- **TASK DETAILS**:
All of the lines below are to be printed again exactly; images are excluded from the output.

- **DATASET EXCERPT**:
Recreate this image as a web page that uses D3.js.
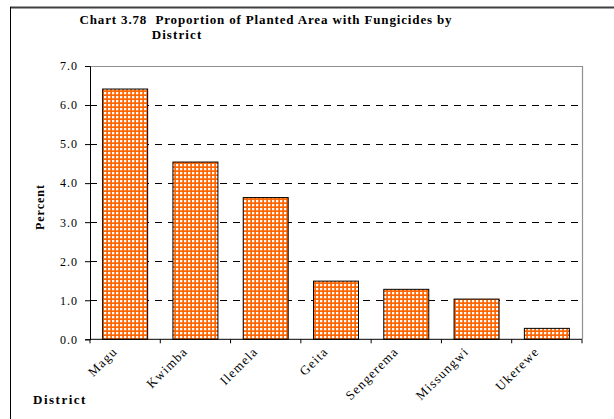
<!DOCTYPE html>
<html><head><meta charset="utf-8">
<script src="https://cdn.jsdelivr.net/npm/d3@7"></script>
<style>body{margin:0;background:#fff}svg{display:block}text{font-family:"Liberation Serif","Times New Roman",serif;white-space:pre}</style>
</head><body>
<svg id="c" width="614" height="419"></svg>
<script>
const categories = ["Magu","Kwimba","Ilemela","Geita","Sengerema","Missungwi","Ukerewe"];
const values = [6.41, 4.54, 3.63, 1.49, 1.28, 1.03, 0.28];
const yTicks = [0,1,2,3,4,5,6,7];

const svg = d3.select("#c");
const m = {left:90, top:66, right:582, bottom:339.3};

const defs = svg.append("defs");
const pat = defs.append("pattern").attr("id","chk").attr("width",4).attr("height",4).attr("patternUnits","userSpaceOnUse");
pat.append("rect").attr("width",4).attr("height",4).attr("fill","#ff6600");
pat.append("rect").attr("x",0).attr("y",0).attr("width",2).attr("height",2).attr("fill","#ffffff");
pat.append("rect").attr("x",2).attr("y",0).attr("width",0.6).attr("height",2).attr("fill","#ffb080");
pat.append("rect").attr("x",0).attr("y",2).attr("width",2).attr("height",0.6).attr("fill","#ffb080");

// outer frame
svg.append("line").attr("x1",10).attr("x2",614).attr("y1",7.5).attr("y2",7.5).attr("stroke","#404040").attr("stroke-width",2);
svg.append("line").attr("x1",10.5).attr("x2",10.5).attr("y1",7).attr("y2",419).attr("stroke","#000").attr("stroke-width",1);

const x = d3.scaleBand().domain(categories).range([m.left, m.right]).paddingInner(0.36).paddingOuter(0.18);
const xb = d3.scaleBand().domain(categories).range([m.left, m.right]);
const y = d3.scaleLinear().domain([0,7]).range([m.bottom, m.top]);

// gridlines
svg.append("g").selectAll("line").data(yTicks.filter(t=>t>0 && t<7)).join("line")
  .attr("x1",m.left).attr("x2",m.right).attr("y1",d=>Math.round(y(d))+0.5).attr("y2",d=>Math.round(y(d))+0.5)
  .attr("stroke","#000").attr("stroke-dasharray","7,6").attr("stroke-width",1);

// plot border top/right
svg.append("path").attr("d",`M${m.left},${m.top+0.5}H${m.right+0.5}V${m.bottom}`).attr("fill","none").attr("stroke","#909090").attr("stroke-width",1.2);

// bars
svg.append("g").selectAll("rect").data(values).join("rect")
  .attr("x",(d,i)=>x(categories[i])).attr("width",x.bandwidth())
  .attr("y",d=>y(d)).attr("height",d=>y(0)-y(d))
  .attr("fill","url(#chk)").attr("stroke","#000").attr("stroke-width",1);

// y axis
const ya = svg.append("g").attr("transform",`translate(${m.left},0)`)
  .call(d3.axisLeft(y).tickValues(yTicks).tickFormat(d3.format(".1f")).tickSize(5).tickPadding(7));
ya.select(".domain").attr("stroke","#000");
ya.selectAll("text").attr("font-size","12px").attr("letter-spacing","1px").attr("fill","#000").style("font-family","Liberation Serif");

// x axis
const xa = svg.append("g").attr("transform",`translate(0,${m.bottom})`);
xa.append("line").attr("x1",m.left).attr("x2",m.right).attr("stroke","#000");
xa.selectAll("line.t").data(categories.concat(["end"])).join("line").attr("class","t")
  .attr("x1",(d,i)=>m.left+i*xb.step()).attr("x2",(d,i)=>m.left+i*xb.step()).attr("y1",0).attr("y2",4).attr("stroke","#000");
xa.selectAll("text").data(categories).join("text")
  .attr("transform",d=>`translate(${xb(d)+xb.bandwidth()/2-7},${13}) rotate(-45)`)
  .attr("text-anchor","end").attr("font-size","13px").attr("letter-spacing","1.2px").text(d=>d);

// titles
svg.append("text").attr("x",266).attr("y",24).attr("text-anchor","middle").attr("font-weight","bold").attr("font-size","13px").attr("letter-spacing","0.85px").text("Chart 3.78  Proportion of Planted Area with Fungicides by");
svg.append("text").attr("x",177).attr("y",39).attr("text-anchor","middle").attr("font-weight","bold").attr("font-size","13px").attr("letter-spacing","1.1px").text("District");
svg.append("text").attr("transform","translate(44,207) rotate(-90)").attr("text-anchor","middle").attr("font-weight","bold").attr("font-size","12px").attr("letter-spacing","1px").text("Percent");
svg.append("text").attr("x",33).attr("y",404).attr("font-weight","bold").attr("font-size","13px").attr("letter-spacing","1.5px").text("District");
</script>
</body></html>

- **THE ANSWER**:
Recreate this image as a web page that uses D3.js.
<!DOCTYPE html>
<html><head><meta charset="utf-8">
<script src="https://cdn.jsdelivr.net/npm/d3@7"></script>
<style>body{margin:0;background:#fff}svg{display:block}text{font-family:"Liberation Serif","Times New Roman",serif;white-space:pre}</style>
</head><body>
<svg id="c" width="614" height="419"></svg>
<script>
const categories = ["Magu","Kwimba","Ilemela","Geita","Sengerema","Missungwi","Ukerewe"];
const values = [6.41, 4.54, 3.63, 1.49, 1.28, 1.03, 0.28];
const yTicks = [0,1,2,3,4,5,6,7];

const svg = d3.select("#c");
const m = {left:90, top:66, right:582, bottom:339.3};

const defs = svg.append("defs");
const pat = defs.append("pattern").attr("id","chk").attr("width",4).attr("height",4).attr("patternUnits","userSpaceOnUse");
pat.append("rect").attr("width",4).attr("height",4).attr("fill","#ff6600");
pat.append("rect").attr("x",0).attr("y",0).attr("width",2).attr("height",2).attr("fill","#ffffff");
pat.append("rect").attr("x",2).attr("y",0).attr("width",0.6).attr("height",2).attr("fill","#ffb080");
pat.append("rect").attr("x",0).attr("y",2).attr("width",2).attr("height",0.6).attr("fill","#ffb080");

// outer frame
svg.append("line").attr("x1",10).attr("x2",614).attr("y1",7.5).attr("y2",7.5).attr("stroke","#404040").attr("stroke-width",2);
svg.append("line").attr("x1",10.5).attr("x2",10.5).attr("y1",7).attr("y2",419).attr("stroke","#000").attr("stroke-width",1);

const x = d3.scaleBand().domain(categories).range([m.left, m.right]).paddingInner(0.36).paddingOuter(0.18);
const xb = d3.scaleBand().domain(categories).range([m.left, m.right]);
const y = d3.scaleLinear().domain([0,7]).range([m.bottom, m.top]);

// gridlines
svg.append("g").selectAll("line").data(yTicks.filter(t=>t>0 && t<7)).join("line")
  .attr("x1",m.left).attr("x2",m.right).attr("y1",d=>Math.round(y(d))+0.5).attr("y2",d=>Math.round(y(d))+0.5)
  .attr("stroke","#000").attr("stroke-dasharray","7,6").attr("stroke-width",1);

// plot border top/right
svg.append("path").attr("d",`M${m.left},${m.top+0.5}H${m.right+0.5}V${m.bottom}`).attr("fill","none").attr("stroke","#909090").attr("stroke-width",1.2);

// bars
svg.append("g").selectAll("rect").data(values).join("rect")
  .attr("x",(d,i)=>x(categories[i])).attr("width",x.bandwidth())
  .attr("y",d=>y(d)).attr("height",d=>y(0)-y(d))
  .attr("fill","url(#chk)").attr("stroke","#000").attr("stroke-width",1);

// y axis
const ya = svg.append("g").attr("transform",`translate(${m.left},0)`)
  .call(d3.axisLeft(y).tickValues(yTicks).tickFormat(d3.format(".1f")).tickSize(5).tickPadding(7));
ya.select(".domain").attr("stroke","#000");
ya.selectAll("text").attr("font-size","12px").attr("letter-spacing","1px").attr("fill","#000").style("font-family","Liberation Serif");

// x axis
const xa = svg.append("g").attr("transform",`translate(0,${m.bottom})`);
xa.append("line").attr("x1",m.left).attr("x2",m.right).attr("stroke","#000");
xa.selectAll("line.t").data(categories.concat(["end"])).join("line").attr("class","t")
  .attr("x1",(d,i)=>m.left+i*xb.step()).attr("x2",(d,i)=>m.left+i*xb.step()).attr("y1",0).attr("y2",4).attr("stroke","#000");
xa.selectAll("text").data(categories).join("text")
  .attr("transform",d=>`translate(${xb(d)+xb.bandwidth()/2-7},${13}) rotate(-45)`)
  .attr("text-anchor","end").attr("font-size","13px").attr("letter-spacing","1.2px").text(d=>d);

// titles
svg.append("text").attr("x",266).attr("y",24).attr("text-anchor","middle").attr("font-weight","bold").attr("font-size","13px").attr("letter-spacing","0.85px").text("Chart 3.78  Proportion of Planted Area with Fungicides by");
svg.append("text").attr("x",177).attr("y",39).attr("text-anchor","middle").attr("font-weight","bold").attr("font-size","13px").attr("letter-spacing","1.1px").text("District");
svg.append("text").attr("transform","translate(44,207) rotate(-90)").attr("text-anchor","middle").attr("font-weight","bold").attr("font-size","12px").attr("letter-spacing","1px").text("Percent");
svg.append("text").attr("x",33).attr("y",404).attr("font-weight","bold").attr("font-size","13px").attr("letter-spacing","1.5px").text("District");
</script>
</body></html>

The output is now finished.